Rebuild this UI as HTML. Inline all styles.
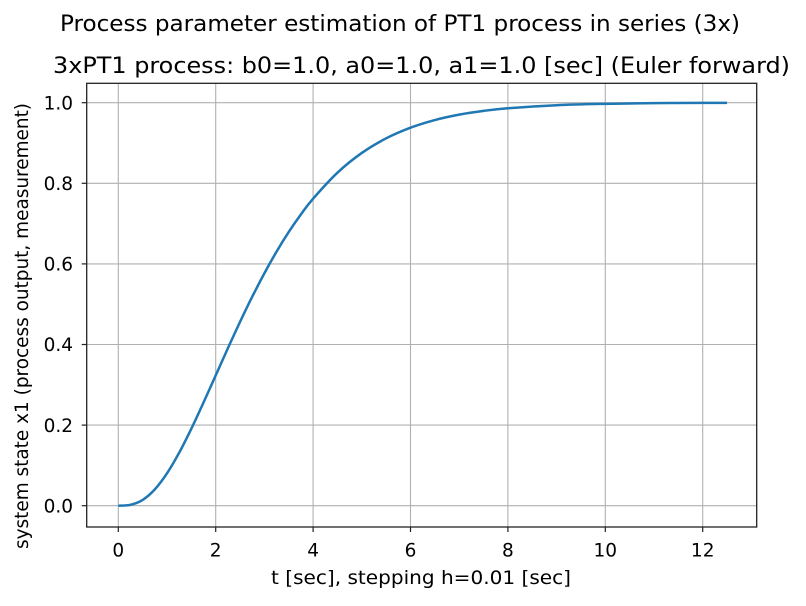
<!DOCTYPE html>
<html><head><meta charset="utf-8"><style>
body{margin:0;background:#fff;}
svg text{font-family:"DejaVu Sans","Liberation Sans",sans-serif;fill:#000;}
</style></head><body>
<svg width="806" height="601" viewBox="0 0 806 601">
<text x="60" y="31" font-size="22.5" textLength="680" lengthAdjust="spacingAndGlyphs">Process parameter estimation of PT1 process in series (3x)</text>
<text x="53" y="73" font-size="22.5" textLength="737" lengthAdjust="spacingAndGlyphs">3xPT1 process: b0=1.0, a0=1.0, a1=1.0 [sec] (Euler forward)</text>
<g id="grid"></g>
<g id="ticks"></g>
<path id="line" fill="none" stroke="#1f77b4" stroke-width="2.5"/>
<rect x="86.7" y="83.3" width="670" height="443.7" fill="none" stroke="#222" stroke-width="1.3"/>
<text x="271" y="584" font-size="19" textLength="300" lengthAdjust="spacingAndGlyphs">t [sec], stepping h=0.01 [sec]</text>
<text transform="translate(28,549) rotate(-90)" font-size="19" textLength="446" lengthAdjust="spacingAndGlyphs">system state x1 (process output, measurement)</text>
</svg>
<script>
const tVals=[0,0.25,0.5,0.75,1,1.25,1.5,1.75,2,2.25,2.5,2.75,3,3.25,3.5,3.75,4,4.5,5,5.5,6,6.5,7,7.5,8,9,10,11,12,12.5];
const yVals=[0,0.0022,0.0144,0.0405,0.0803,0.1315,0.1912,0.256,0.3233,0.3907,0.4562,0.5185,0.5768,0.6305,0.6792,0.7229,0.7619,0.8264,0.8753,0.9116,0.938,0.957,0.9704,0.9797,0.9862,0.9938,0.9972,0.9988,0.9995,0.9997];
const xTicks=[0,2,4,6,8,10,12];
const yTicks=[0.0,0.2,0.4,0.6,0.8,1.0];
const xs=t=>118.3+t*48.7;
const ys=v=>505.7-v*403;
const ns="http://www.w3.org/2000/svg";
const grid=document.getElementById('grid'),ticks=document.getElementById('ticks');
function mk(tag,attrs,parent){const e=document.createElementNS(ns,tag);for(const k in attrs)e.setAttribute(k,attrs[k]);parent.appendChild(e);return e;}
xTicks.forEach(t=>{const x=xs(t);
 const g=mk('line',{x1:x,x2:x,y1:83.3,y2:527,stroke:'#b0b0b0','stroke-width':1.1},grid);
 
 
 const tk=mk('line',{x1:x,x2:x,y1:527,y2:532,stroke:'#222','stroke-width':1.2},ticks);
 
 
 const tx=mk('text',{x:x,y:556.5,'font-size':18.5,'text-anchor':'middle'},ticks);tx.textContent=t;
 
 
});
yTicks.forEach(v=>{const y=ys(v);
 const g=mk('line',{x1:86.7,x2:756.7,y1:y,y2:y,stroke:'#b0b0b0','stroke-width':1.1},grid);
 
 
 const tk=mk('line',{x1:81.7,x2:86.7,y1:y,y2:y,stroke:'#222','stroke-width':1.2},ticks);
 
 
 const tx=mk('text',{x:73,y:y+6.7,'font-size':18.5,'text-anchor':'end'},ticks);tx.textContent=v.toFixed(1);
 
 
});
const P=tVals.map((t,i)=>[xs(t),ys(yVals[i])]);
let d='M'+P[0][0]+','+P[0][1];
for(let i=0;i<P.length-1;i++){const p0=P[Math.max(0,i-1)],p1=P[i],p2=P[i+1],p3=P[Math.min(P.length-1,i+2)];
 const c1=[p1[0]+(p2[0]-p0[0])/6,p1[1]+(p2[1]-p0[1])/6],c2=[p2[0]-(p3[0]-p1[0])/6,p2[1]-(p3[1]-p1[1])/6];
 d+=' C'+c1+' '+c2+' '+p2;}
document.getElementById('line').setAttribute('d',d);
</script>
</body></html>
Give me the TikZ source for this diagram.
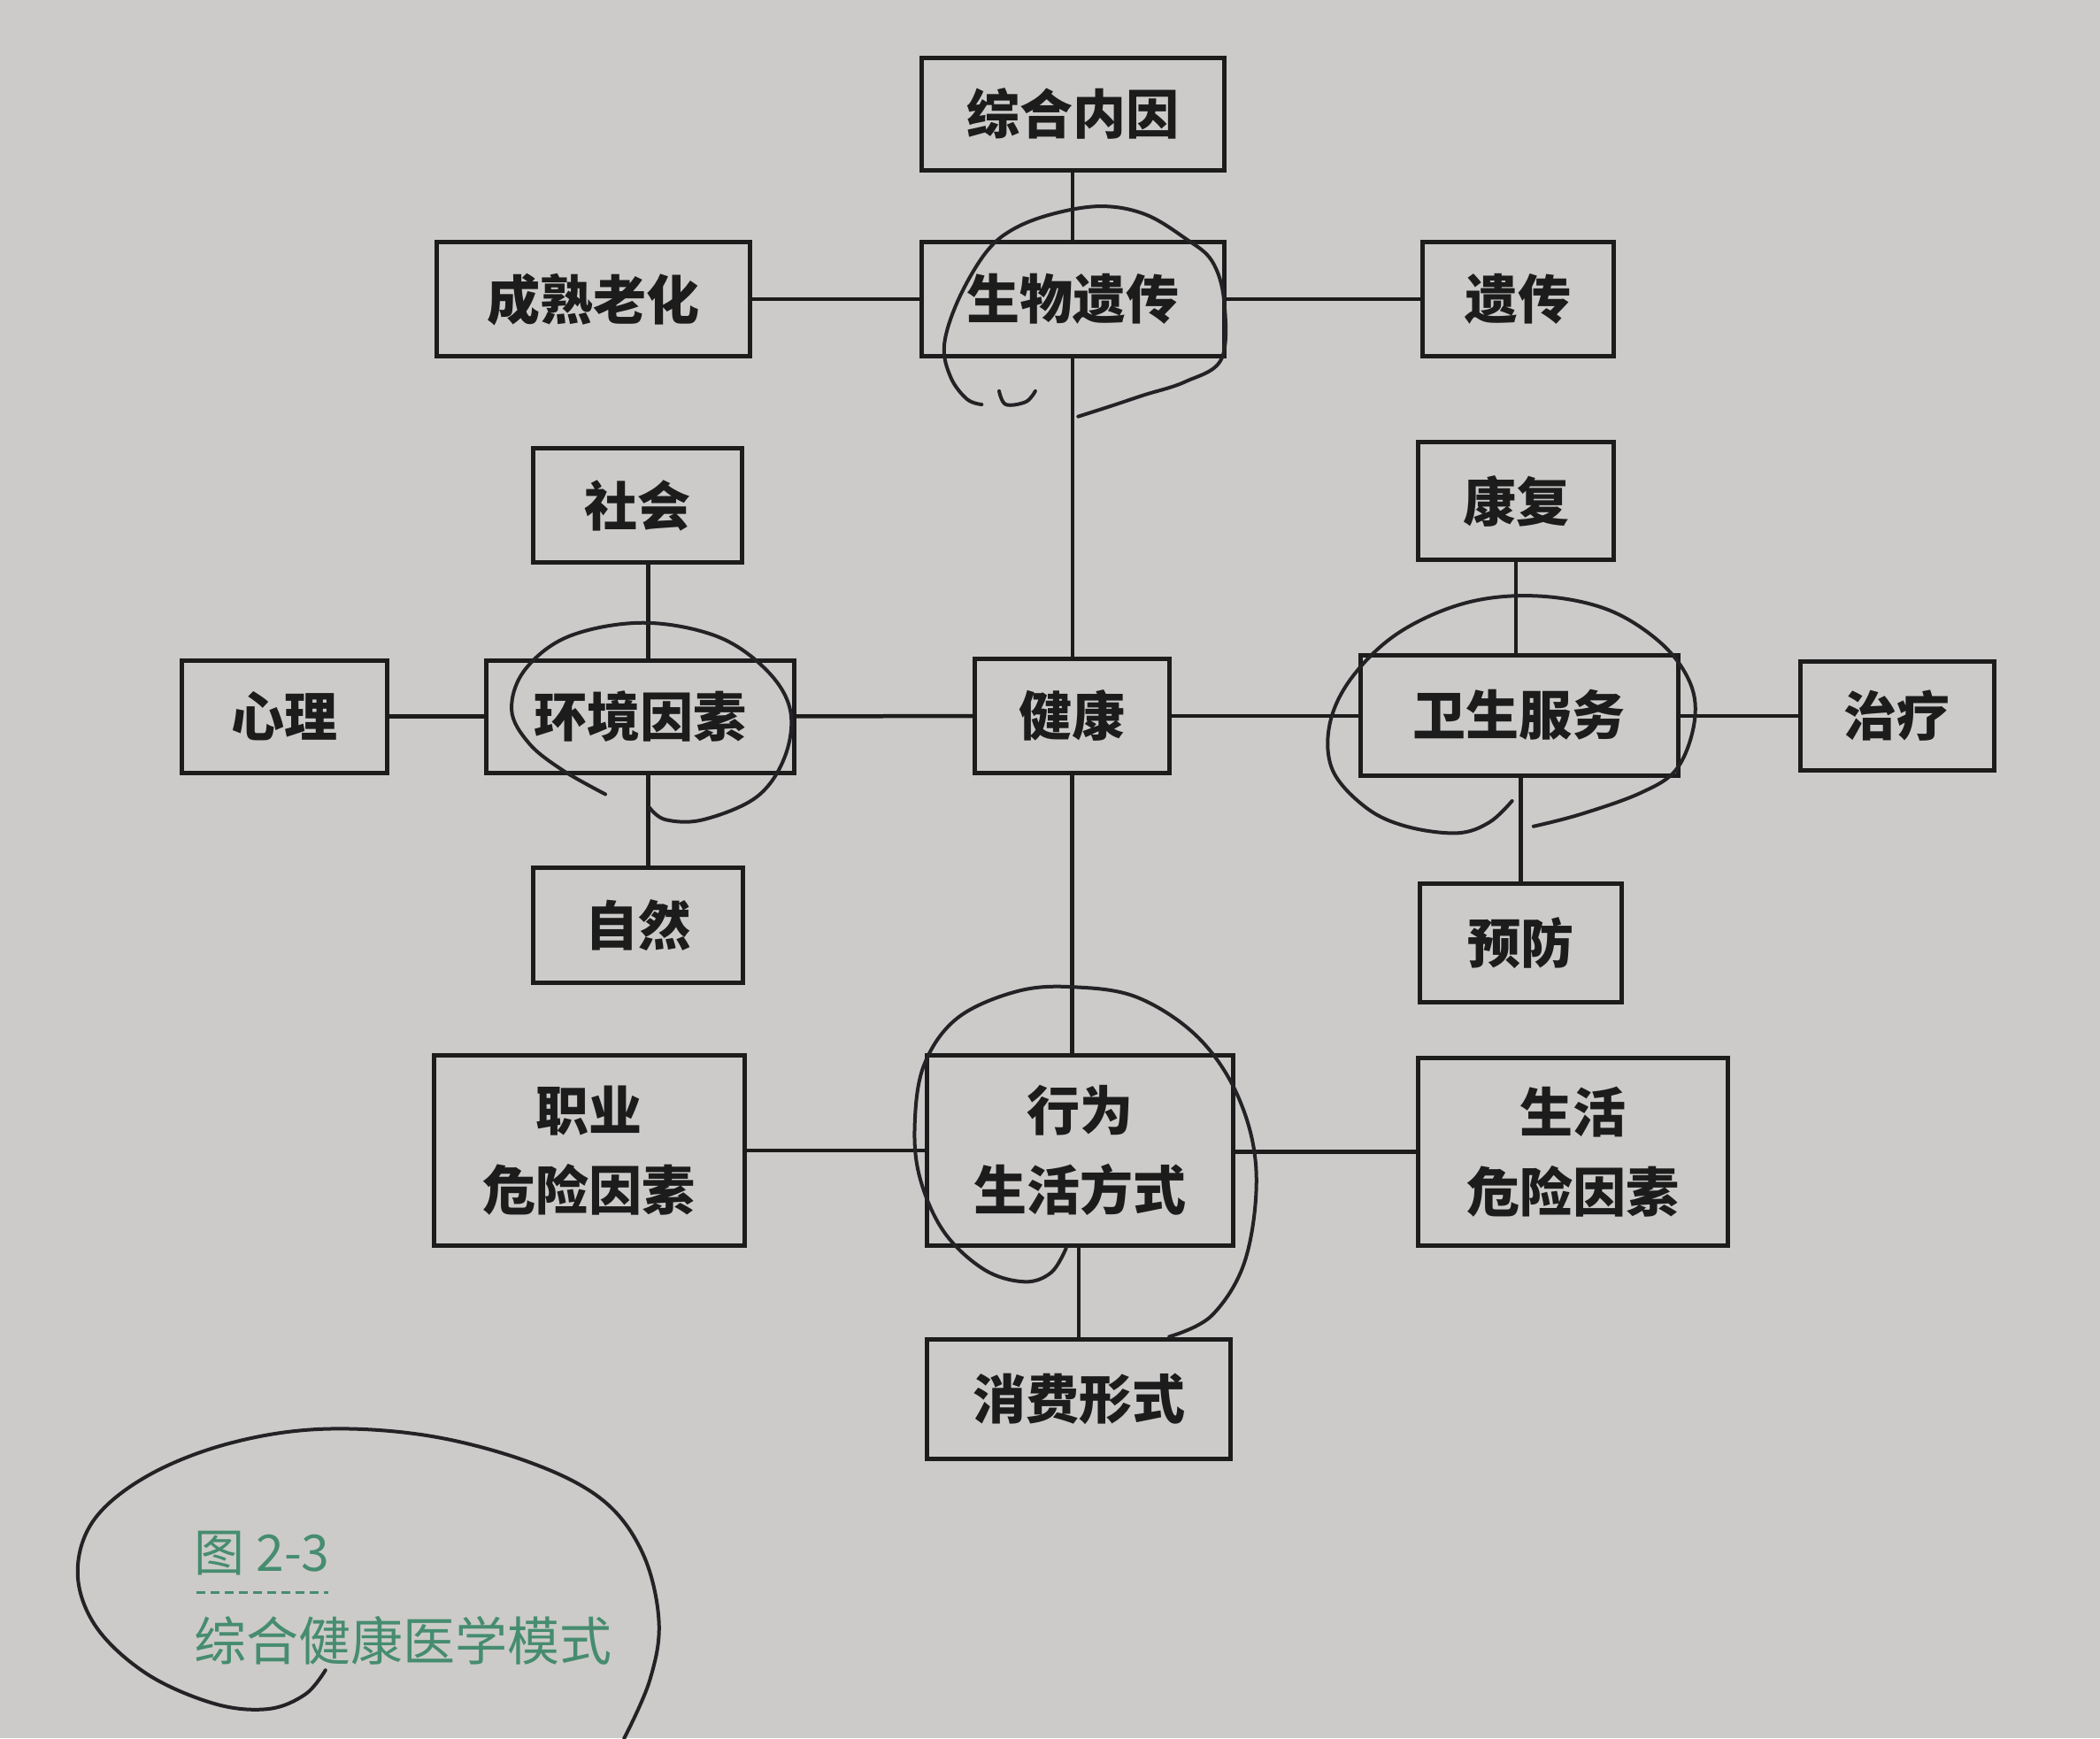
\documentclass[tikz,border=0pt]{standalone}
\usepackage{fontspec}
\newfontfamily\cjk{Noto Sans CJK SC}
\usetikzlibrary{calc}
\definecolor{paper}{RGB}{204,203,201}
\definecolor{ink}{RGB}{28,28,28}
\definecolor{pen}{RGB}{35,35,38}
\definecolor{capgreen}{RGB}{70,140,112}
\tikzset{
  boxst/.style={draw=ink, line width=5pt, inner sep=0pt, align=center, text=ink,
    font=\cjk\bfseries\fontsize{60pt}{90pt}\selectfont},
  link/.style={draw=ink, line width=4.5pt},
  penline/.style={draw=pen, line width=4pt, line cap=round, line join=round},
  capst/.style={text=capgreen, inner sep=0pt, anchor=west},
}
\newcommand\bx[6]{\node[boxst, minimum width={(#4-#2)*1.5134pt}, minimum height={(#5-#3)*1.5134pt}] (#1) at ({(#2+#4)/2},{(#3+#5)/2}) {#6};}
\begin{document}
\begin{tikzpicture}[x=1.5134pt,y=-1.5134pt]
\fill[paper] (0,0) rectangle (1568,1298);
\useasboundingbox (0,0) rectangle (1568,1298);
% boxes
\bx{zhnei}{688}{43}{914}{127}{综合内因}
\bx{swyc}{688}{181}{914}{266}{生物遗传}
\bx{cslh}{326}{181}{560}{266}{成熟老化}
\bx{yc}{1062}{181}{1205}{266}{遗传}
\bx{sh}{398}{335}{554}{420}{社会}
\bx{kf}{1059}{330}{1205}{418}{康复}
\bx{xl}{136}{493}{289}{577}{心理}
\bx{hj}{363}{493}{593}{577}{环境因素}
\bx{jk}{728}{492}{873}{577}{健康}
\bx{ws}{1016}{489}{1253}{579}{卫生服务}
\bx{zl}{1344}{494}{1489}{575}{治疗}
\bx{zr}{398}{648}{555}{734}{自然}
\bx{yf}{1060}{660}{1211}{748}{预防}
\bx{zy}{324}{788}{556}{930}{职业\\危险因素}
\bx{xw}{692}{788}{921}{930}{行为\\生活方式}
\bx{shwx}{1059}{790}{1290}{930}{生活\\危险因素}
\bx{xf}{692}{1000}{919}{1089}{消费形式}
% connectors
\draw[link] (zhnei.south) -- (zhnei.south |- swyc.north);
\draw[link] (swyc.south) -- (swyc.south |- jk.north);
\draw[link] (jk.south) -- (jk.south |- xw.north);
\draw[link] (xf.north |- xw.south) -- (xf.north);
\draw[link] (cslh) -- (swyc);
\draw[link] (swyc) -- (yc);
\coordinate (hjt) at ($(hj.north)+(6,0)$);
\coordinate (hjb) at ($(hj.south)+(6,0)$);
\draw[link] (hjt |- sh.south) -- (hjt);
\draw[link] (hjb) -- (hjb |- zr.north);
\draw[link] (xl) -- (hj);
\draw[link] (hj) -- (jk);
\draw[link] (jk.east) -- (jk.east -| ws.west);
\draw[link] (zl.west -| ws.east) -- (zl.west);
\draw[link] (kf.south) -- (kf.south |- ws.north);
\draw[link] (yf.north |- ws.south) -- (yf.north);
\draw[link] (zy) -- (xw);
\draw[link] (xw.east |- shwx.west) -- (shwx.west);
% handwritten pen marks
\draw[penline] plot[smooth, tension=0.6] coordinates {(805,311) (830,303) (854,295) (885,285) (912,268) (914,225) (905,195) (885,178) (855,160) (822,154) (785,160) (755,172) (735,190) (715,225) (705,258) (710,282) (722,298) (733,302)};
\draw[penline] plot[smooth, tension=0.6] coordinates {(746,292) (751,302) (766,300) (773,292)};
\draw[penline] plot[smooth, tension=0.6] coordinates {(452,593) (420,575) (395,555) (382,530) (392,500) (425,475) (480,465) (535,475) (572,500) (590,530) (586,565) (565,595) (525,612) (497,612) (485,603)};
\draw[penline] plot[smooth, tension=0.6] coordinates {(1129,598) (1112,614) (1088,622) (1050,617) (1020,603) (995,575) (993,540) (1010,505) (1045,472) (1095,450) (1148,445) (1200,455) (1240,480) (1262,510) (1265,540) (1252,574) (1225,592) (1180,608) (1145,617)};
\draw[penline] plot[smooth, tension=0.6] coordinates {(796,932) (785,950) (765,957) (735,948) (705,920) (687,880) (683,840) (690,795) (715,760) (760,740) (803,737) (850,745) (895,775) (925,820) (938,875) (930,940) (905,982) (873,998)};
\draw[penline] plot[smooth, tension=0.6] coordinates {(243,1247) (228,1265) (200,1276) (160,1272) (110,1250) (72,1215) (58,1175) (70,1135) (110,1102) (170,1078) (240,1067) (320,1072) (396,1092) (450,1120) (480,1160) (492,1211) (485,1255) (466,1298)};
% caption
\node[capst, font=\cjk\fontsize{57pt}{66pt}\selectfont] (fig) at (145,1160) {图 2-3};
\node[capst, font=\cjk\fontsize{59pt}{70pt}\selectfont] (title) at (145,1225) {综合健康医学模式};
\coordinate (dl) at (147,1189);
\coordinate (dr) at (245,1189);
\draw[capgreen, line width=3pt, dash pattern=on 10pt off 6pt] (dl) -- (dr);
\end{tikzpicture}
\end{document}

• [PROBLEM TO WORK ON]:
Locate the word "this" in the data above. Copy every line carrying it.

• [TASK ANSWER]:
Rebuild this UI as HTML. Inline all styles.
Give me the TikZ source for this diagram.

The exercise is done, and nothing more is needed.